═════ Data to process ═════

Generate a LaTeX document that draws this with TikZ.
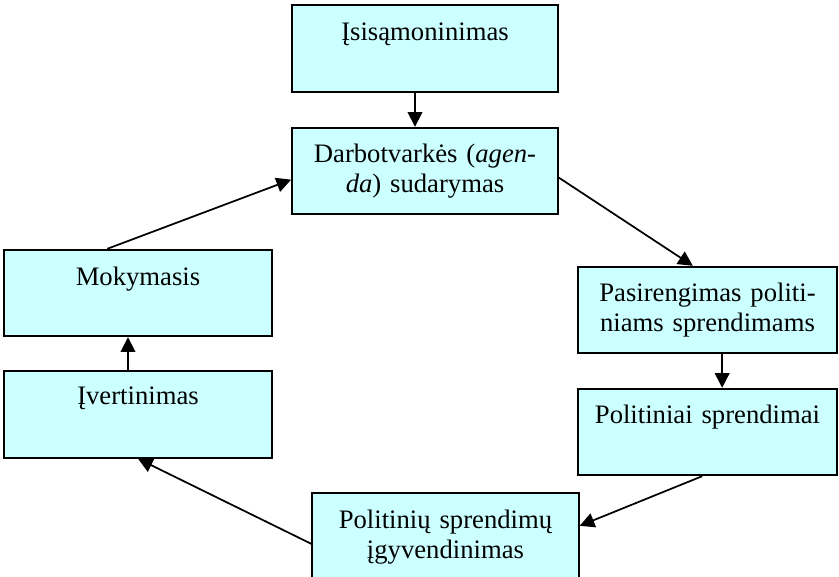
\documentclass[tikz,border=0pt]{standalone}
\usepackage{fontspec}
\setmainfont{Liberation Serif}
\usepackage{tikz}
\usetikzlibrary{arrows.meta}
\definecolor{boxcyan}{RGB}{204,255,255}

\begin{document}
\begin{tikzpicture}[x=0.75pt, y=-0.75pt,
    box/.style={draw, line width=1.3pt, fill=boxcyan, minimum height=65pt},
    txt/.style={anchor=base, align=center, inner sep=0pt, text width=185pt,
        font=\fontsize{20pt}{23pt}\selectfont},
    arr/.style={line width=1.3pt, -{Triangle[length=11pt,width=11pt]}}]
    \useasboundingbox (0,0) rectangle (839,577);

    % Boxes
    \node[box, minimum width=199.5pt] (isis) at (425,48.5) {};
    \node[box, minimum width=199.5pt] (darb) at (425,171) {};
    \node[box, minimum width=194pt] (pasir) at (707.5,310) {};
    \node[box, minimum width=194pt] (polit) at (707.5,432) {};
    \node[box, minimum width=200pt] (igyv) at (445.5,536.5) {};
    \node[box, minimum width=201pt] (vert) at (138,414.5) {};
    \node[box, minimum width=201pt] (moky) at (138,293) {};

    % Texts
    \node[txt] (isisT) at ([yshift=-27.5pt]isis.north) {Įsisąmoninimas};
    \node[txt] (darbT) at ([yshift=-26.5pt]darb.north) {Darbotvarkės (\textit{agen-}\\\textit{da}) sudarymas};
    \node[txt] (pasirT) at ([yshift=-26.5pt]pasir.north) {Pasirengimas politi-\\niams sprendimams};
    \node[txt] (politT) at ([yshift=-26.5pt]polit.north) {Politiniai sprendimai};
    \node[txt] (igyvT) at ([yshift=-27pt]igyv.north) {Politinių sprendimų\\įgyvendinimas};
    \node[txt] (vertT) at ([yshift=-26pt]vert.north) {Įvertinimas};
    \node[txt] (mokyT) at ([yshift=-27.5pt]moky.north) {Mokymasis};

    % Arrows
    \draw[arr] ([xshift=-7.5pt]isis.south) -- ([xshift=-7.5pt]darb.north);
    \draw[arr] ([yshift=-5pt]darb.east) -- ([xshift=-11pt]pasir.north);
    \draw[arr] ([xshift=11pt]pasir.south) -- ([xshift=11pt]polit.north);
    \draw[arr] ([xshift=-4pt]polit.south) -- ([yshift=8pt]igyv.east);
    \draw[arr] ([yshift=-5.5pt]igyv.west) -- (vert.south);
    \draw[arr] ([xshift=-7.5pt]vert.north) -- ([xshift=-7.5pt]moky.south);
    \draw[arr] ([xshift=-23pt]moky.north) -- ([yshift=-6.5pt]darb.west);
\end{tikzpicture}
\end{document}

═════
═════ Data to process ═════

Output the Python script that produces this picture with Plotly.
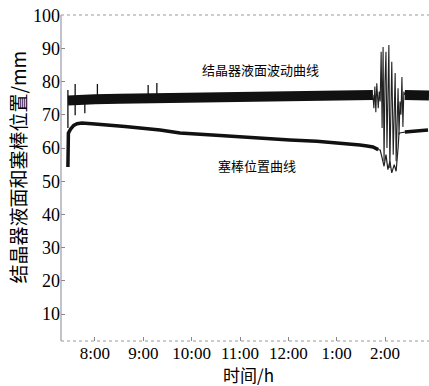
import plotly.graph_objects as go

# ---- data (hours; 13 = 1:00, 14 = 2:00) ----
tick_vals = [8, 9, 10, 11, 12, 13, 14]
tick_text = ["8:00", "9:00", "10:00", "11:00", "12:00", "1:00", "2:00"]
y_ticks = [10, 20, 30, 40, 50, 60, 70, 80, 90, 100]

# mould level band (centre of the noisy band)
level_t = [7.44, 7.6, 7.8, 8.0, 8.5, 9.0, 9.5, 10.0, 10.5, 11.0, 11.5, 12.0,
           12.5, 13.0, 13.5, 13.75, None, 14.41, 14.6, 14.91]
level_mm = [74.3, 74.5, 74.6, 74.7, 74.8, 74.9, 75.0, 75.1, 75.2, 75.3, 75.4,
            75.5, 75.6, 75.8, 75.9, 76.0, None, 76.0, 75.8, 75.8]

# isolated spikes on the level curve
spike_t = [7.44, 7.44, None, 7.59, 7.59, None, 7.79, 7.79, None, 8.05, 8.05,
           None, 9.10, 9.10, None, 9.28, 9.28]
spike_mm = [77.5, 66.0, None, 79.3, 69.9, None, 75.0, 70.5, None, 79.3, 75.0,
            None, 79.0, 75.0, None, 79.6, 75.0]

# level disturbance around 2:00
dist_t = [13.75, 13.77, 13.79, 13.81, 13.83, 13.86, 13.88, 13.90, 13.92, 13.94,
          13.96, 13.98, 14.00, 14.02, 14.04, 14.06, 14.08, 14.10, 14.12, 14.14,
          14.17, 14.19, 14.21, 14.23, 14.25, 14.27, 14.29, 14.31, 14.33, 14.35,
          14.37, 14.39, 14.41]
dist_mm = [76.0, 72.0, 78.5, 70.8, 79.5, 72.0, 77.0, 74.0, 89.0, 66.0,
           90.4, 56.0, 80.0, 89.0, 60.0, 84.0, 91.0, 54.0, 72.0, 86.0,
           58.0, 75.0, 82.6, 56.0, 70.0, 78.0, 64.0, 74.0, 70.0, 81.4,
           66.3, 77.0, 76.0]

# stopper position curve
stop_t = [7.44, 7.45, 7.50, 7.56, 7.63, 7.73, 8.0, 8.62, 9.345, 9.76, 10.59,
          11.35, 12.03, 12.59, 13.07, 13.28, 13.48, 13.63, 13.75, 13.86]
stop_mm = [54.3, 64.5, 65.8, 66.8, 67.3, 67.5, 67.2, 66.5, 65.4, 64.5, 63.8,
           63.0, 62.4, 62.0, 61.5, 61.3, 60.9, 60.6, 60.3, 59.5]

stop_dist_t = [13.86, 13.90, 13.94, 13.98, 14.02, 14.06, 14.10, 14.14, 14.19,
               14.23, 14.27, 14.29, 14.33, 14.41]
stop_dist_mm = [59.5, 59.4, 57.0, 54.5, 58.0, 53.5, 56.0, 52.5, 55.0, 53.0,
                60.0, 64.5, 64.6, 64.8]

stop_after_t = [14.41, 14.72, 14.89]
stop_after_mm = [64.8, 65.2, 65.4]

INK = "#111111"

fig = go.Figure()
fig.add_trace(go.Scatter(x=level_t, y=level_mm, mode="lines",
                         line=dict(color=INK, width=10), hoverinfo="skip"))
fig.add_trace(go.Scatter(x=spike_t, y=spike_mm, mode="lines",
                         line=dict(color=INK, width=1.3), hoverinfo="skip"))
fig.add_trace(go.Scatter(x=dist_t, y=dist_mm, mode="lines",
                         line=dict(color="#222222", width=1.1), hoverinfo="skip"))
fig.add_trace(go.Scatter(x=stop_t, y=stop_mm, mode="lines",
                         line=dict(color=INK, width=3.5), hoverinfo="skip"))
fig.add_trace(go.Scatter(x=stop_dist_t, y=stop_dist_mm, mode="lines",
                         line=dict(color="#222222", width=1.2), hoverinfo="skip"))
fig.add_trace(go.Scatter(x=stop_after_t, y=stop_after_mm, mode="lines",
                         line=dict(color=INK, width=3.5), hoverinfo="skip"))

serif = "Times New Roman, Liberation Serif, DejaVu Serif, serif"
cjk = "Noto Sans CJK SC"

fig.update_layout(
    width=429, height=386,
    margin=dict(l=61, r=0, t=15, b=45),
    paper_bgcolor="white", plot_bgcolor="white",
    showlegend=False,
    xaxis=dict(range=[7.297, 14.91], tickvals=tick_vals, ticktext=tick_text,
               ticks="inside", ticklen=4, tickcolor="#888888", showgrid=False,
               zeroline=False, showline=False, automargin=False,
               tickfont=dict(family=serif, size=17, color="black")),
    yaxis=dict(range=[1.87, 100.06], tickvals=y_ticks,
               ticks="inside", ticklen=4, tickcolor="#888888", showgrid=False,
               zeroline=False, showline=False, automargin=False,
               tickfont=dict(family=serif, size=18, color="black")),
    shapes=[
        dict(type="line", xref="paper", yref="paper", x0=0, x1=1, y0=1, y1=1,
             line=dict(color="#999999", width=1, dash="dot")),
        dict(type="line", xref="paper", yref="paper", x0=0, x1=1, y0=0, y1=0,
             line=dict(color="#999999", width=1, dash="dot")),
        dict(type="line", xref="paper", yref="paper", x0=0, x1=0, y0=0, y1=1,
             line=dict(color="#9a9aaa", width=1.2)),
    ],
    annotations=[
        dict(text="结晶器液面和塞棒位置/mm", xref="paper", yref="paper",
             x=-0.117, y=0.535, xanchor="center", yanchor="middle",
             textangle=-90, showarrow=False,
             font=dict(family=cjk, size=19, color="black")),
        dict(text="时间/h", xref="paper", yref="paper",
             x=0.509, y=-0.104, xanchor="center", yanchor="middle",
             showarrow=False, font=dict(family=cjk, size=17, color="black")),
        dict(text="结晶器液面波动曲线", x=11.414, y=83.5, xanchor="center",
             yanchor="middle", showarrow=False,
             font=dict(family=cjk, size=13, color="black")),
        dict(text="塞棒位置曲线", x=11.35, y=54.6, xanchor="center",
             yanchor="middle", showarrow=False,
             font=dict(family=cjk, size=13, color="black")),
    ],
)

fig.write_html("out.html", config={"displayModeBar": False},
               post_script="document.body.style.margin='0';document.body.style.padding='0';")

═════
═════ Data to process ═════

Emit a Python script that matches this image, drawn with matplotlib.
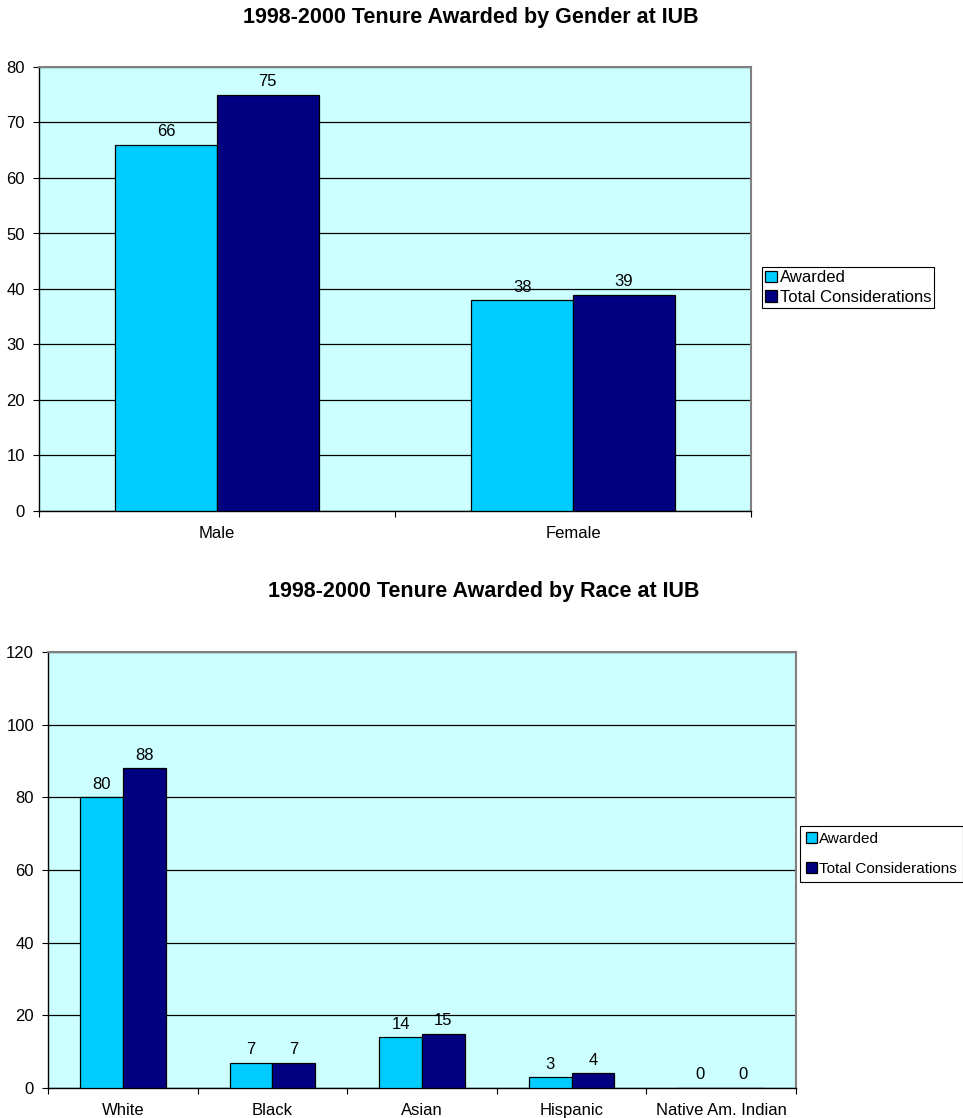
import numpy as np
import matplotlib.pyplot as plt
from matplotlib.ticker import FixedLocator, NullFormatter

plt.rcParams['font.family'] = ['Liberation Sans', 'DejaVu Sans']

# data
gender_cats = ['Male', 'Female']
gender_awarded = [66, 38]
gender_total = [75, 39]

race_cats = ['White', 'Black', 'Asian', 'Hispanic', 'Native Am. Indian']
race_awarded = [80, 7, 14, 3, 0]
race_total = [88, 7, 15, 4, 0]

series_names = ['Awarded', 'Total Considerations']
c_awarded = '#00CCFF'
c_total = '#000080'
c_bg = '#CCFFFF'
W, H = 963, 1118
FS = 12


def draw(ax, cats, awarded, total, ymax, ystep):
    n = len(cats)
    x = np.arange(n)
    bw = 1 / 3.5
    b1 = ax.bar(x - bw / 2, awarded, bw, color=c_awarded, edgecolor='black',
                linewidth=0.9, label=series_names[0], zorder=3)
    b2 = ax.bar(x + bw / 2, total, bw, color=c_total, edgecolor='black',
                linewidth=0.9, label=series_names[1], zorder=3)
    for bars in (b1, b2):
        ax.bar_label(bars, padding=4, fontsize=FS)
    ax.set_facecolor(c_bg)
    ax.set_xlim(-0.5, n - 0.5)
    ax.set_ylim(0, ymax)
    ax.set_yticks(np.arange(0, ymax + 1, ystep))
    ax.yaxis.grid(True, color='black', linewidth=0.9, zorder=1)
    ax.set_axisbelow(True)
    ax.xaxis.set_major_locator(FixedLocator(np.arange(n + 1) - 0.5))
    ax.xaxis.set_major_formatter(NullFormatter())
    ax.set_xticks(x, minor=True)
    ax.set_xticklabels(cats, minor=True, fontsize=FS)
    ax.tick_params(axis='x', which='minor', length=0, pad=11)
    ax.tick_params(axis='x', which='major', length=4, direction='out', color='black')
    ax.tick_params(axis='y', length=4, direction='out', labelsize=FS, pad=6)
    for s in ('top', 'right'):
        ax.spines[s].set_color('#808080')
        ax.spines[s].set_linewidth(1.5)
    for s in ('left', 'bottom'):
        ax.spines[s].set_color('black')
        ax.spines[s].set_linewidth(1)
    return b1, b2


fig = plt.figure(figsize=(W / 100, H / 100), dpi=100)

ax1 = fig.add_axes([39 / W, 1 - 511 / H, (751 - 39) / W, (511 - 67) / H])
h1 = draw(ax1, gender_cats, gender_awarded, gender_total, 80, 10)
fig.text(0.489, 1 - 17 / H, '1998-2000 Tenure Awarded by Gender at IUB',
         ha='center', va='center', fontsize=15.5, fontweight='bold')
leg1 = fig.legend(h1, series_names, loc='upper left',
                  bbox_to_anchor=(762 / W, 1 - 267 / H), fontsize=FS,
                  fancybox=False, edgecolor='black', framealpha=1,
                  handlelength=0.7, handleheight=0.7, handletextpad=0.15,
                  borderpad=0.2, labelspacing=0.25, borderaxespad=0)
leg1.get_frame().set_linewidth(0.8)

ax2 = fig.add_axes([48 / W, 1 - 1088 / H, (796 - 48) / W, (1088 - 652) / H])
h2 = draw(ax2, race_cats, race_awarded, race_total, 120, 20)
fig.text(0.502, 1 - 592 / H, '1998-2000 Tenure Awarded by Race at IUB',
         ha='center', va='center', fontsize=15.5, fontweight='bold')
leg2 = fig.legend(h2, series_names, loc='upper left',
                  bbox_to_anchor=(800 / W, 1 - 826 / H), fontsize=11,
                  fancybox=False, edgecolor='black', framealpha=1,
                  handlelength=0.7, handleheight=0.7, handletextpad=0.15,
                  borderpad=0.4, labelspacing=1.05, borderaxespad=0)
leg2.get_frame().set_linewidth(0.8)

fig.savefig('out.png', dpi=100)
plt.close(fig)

═════

__Required work__
Your task is to transcribe exactly the lines starting at the line that contains "Generate a LaTeX" and ending at the line that contains "minimum width=201pt] (moky)", both included. Leave out the pictures.

__Task response__
Generate a LaTeX document that draws this with TikZ.
\documentclass[tikz,border=0pt]{standalone}
\usepackage{fontspec}
\setmainfont{Liberation Serif}
\usepackage{tikz}
\usetikzlibrary{arrows.meta}
\definecolor{boxcyan}{RGB}{204,255,255}

\begin{document}
\begin{tikzpicture}[x=0.75pt, y=-0.75pt,
    box/.style={draw, line width=1.3pt, fill=boxcyan, minimum height=65pt},
    txt/.style={anchor=base, align=center, inner sep=0pt, text width=185pt,
        font=\fontsize{20pt}{23pt}\selectfont},
    arr/.style={line width=1.3pt, -{Triangle[length=11pt,width=11pt]}}]
    \useasboundingbox (0,0) rectangle (839,577);

    % Boxes
    \node[box, minimum width=199.5pt] (isis) at (425,48.5) {};
    \node[box, minimum width=199.5pt] (darb) at (425,171) {};
    \node[box, minimum width=194pt] (pasir) at (707.5,310) {};
    \node[box, minimum width=194pt] (polit) at (707.5,432) {};
    \node[box, minimum width=200pt] (igyv) at (445.5,536.5) {};
    \node[box, minimum width=201pt] (vert) at (138,414.5) {};
    \node[box, minimum width=201pt] (moky) at (138,293) {};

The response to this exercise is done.